Could easily have happened. IBM were considering buying Atari and basing
their PC on it. Wish they had. The graphics would have been a lot
better.


Graham Davis, Bracknell, Berks.
openSUSE 11.4 (64-bit); KDE 4.7.3; AMD Phenom II X2 550 Processor;
Video: nVidia GeForce 210 (using nVidia driver);
Sound: ATI SBx00 Azalia (Intel HDA); Wireless: BCM4306

Yes, I have fond memories of it. 16 KB RAM, 8-bit color standard screen, or 256-line 1-color graphics (more with dithering), BASIC programs, tape recorder, sprites, register PEEK/POKE, etc. The emotion when I turned it on for the first time in 1978 and saw the white “READY” prompt on blue background… The endless possibilities, a whole new world unfolding before my eyes. Unforgettable.

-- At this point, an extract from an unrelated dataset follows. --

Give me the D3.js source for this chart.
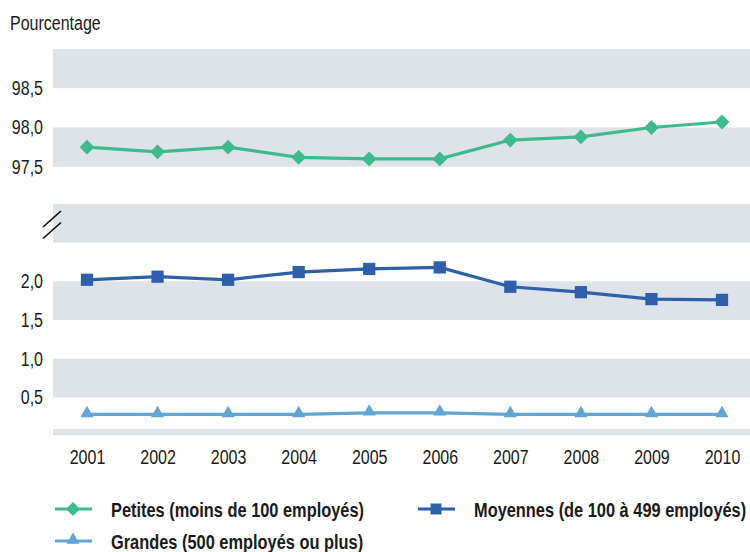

The appearance of the Intel 4004 was a big milestone. The world would be different without it. The japanese company Busicom, manufacturer of desktop calculators, ordered about a dozen different chips from Intel. This was the opportunity for Ted Hoff to design a programmable chip to take all functions of twelve different hardcoded chips. It was, in fact, the invention of the CPU.

The 4004 with about 2300 Transistors and a clock frequency between 500 and 740 khz had about the same computing power as the Eniac Supercomputer weighing 30 tons.

The 6502 hit the market in 1975, 4 years later. It was derived from the Motorola 6800.